Requirement >>
Check each line of the data below for the word "source", then extract the ones that have it.

Given data >>
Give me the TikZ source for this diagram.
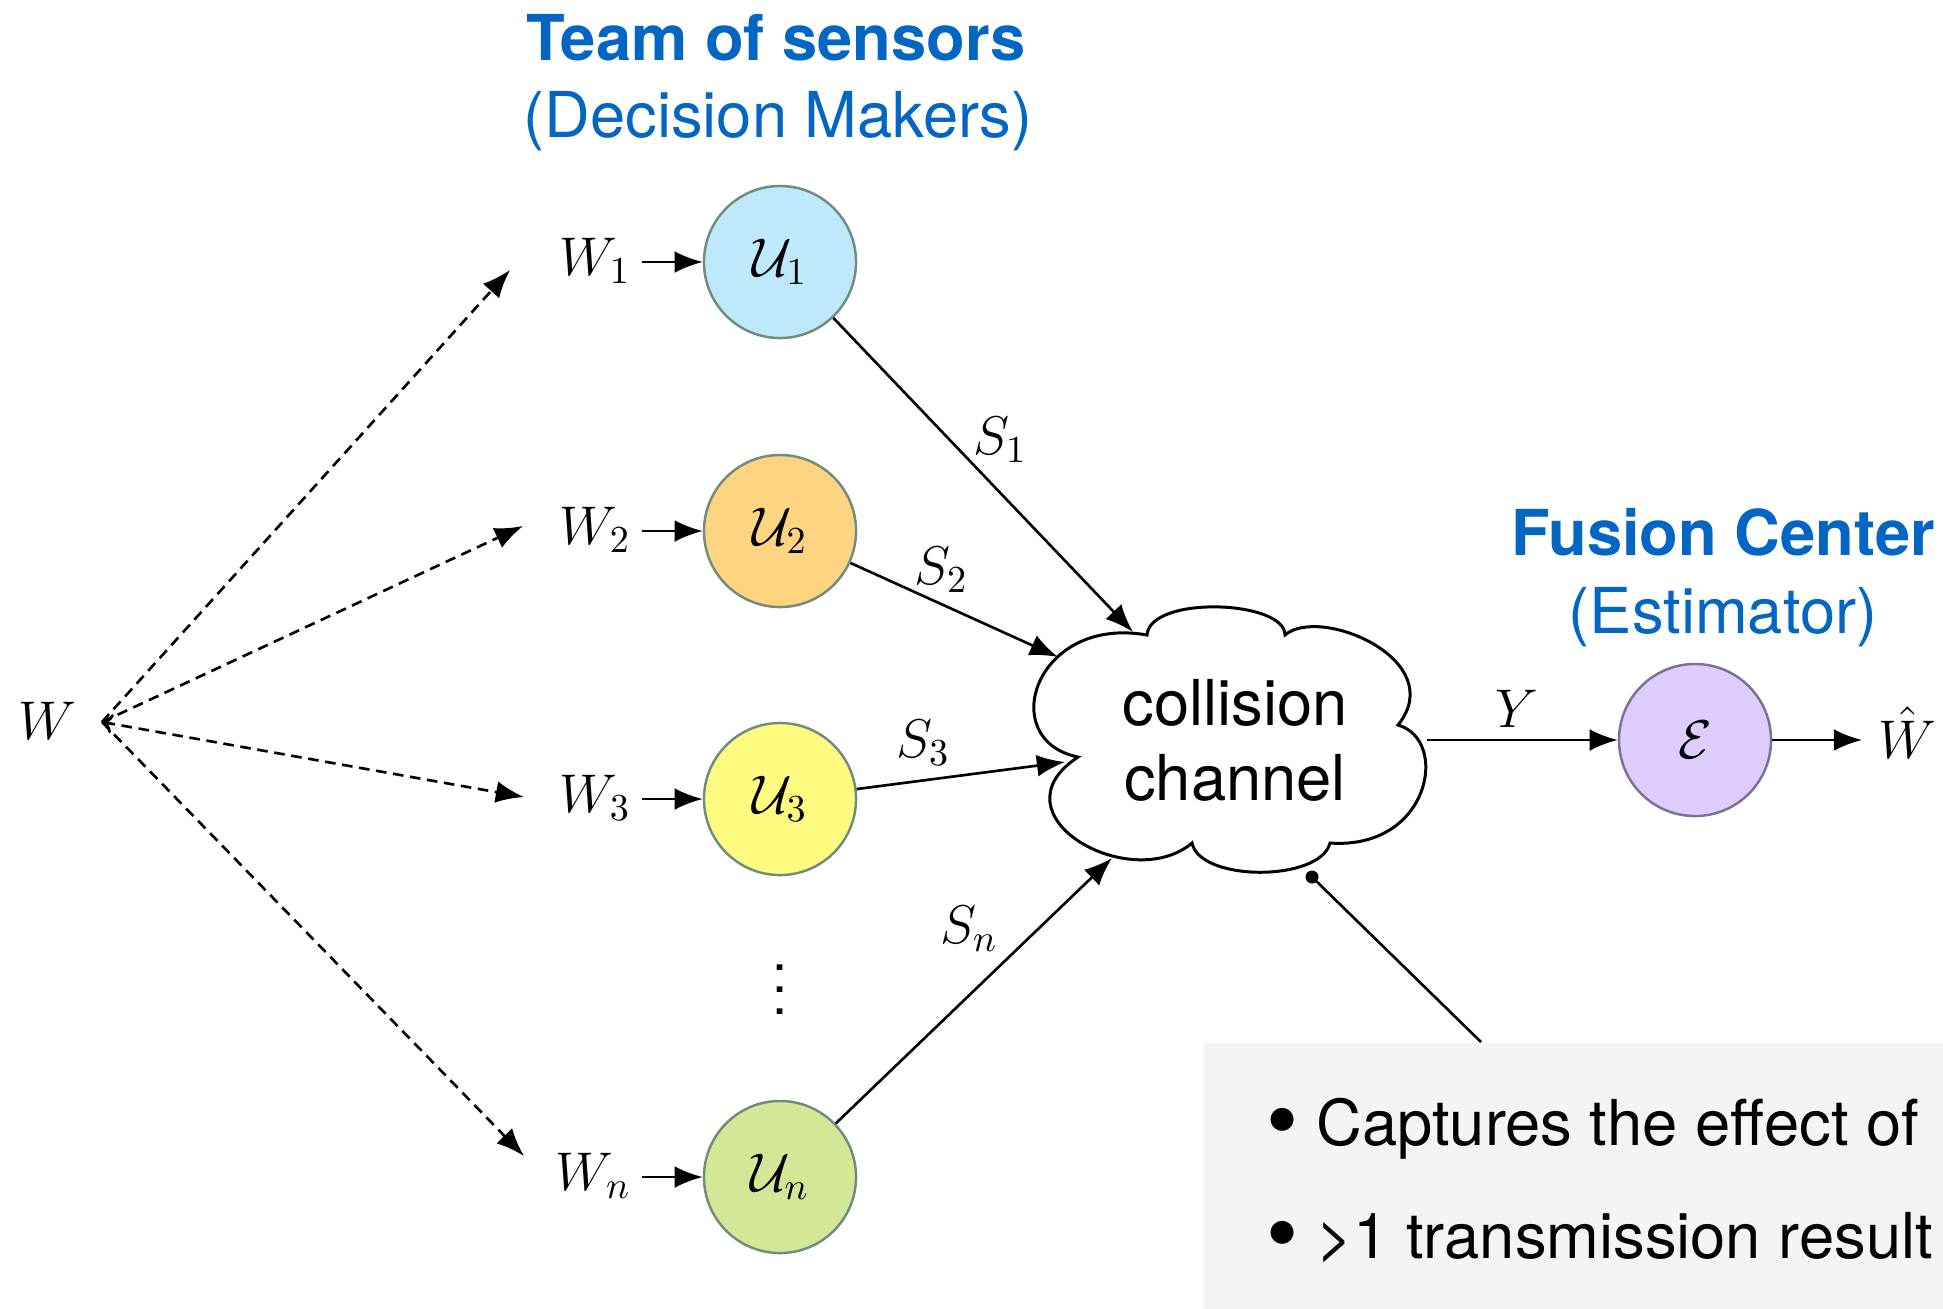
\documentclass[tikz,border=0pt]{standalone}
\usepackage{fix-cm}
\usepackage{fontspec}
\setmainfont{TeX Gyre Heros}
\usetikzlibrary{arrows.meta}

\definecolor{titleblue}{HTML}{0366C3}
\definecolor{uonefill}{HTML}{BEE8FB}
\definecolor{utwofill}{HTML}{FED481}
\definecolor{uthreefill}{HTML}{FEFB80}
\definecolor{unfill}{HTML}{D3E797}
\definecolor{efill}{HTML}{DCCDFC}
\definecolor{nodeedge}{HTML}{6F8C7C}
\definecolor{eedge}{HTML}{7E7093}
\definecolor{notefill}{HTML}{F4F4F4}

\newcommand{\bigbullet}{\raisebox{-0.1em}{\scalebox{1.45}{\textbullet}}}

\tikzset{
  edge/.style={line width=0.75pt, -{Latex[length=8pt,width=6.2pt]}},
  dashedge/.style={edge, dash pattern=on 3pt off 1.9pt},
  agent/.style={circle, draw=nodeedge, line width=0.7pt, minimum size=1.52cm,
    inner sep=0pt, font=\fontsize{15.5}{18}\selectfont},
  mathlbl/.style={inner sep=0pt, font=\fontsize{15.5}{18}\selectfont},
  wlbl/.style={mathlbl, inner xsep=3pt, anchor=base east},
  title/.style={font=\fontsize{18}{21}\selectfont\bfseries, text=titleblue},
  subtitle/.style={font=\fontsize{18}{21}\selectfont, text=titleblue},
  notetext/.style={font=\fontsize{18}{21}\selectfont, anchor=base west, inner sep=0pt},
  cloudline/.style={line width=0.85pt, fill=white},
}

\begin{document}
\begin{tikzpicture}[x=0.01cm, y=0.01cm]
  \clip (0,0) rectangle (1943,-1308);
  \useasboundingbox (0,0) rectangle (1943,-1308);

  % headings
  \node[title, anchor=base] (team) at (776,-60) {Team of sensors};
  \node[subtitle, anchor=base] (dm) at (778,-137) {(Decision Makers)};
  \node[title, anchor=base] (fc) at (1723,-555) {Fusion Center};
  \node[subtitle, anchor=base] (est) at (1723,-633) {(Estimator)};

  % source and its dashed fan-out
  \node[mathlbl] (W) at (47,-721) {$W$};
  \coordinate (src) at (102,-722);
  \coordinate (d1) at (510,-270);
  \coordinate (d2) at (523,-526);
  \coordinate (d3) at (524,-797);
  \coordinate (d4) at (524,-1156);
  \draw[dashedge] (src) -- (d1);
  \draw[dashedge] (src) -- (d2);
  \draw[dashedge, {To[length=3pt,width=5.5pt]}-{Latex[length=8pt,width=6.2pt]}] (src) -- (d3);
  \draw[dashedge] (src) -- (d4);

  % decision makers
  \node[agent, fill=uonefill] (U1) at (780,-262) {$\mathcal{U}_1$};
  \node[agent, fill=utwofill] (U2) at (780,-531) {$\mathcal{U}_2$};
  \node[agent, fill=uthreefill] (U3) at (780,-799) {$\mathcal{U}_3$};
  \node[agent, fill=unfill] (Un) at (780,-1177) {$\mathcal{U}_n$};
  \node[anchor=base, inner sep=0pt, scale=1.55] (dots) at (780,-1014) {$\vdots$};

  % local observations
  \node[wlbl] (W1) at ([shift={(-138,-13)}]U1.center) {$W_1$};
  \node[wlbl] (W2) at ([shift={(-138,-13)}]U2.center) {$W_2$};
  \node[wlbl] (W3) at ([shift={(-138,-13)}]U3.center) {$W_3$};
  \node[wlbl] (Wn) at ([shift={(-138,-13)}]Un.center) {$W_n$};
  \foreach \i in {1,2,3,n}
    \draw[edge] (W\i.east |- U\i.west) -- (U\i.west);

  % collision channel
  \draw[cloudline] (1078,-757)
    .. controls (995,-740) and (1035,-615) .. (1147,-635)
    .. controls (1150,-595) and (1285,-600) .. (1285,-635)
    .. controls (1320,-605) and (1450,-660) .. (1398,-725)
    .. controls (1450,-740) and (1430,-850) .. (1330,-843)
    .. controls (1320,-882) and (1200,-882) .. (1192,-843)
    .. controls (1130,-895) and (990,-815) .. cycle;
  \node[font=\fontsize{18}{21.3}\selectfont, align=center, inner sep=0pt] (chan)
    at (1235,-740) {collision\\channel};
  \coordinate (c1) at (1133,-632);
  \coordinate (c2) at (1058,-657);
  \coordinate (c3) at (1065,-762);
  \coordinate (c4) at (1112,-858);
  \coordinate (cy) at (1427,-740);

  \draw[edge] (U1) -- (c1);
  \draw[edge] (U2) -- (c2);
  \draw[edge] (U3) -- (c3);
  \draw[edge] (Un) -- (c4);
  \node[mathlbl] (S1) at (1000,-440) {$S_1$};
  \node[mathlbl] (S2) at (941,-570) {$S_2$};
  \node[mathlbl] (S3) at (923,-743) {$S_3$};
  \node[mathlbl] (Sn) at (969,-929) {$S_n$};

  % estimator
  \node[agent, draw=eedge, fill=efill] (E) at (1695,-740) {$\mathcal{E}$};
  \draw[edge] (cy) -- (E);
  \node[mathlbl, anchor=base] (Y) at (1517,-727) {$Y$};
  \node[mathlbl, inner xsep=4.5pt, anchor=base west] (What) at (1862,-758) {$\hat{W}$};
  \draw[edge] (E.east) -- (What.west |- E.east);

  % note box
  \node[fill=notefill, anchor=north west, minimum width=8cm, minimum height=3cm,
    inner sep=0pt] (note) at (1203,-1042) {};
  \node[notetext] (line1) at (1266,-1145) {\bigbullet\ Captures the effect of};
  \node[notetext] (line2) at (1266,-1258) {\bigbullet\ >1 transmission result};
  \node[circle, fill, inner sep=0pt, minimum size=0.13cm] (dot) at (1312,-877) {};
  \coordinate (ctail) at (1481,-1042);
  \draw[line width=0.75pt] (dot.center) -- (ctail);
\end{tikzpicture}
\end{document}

Written solution >>
Give me the TikZ source for this diagram.
  % source and its dashed fan-out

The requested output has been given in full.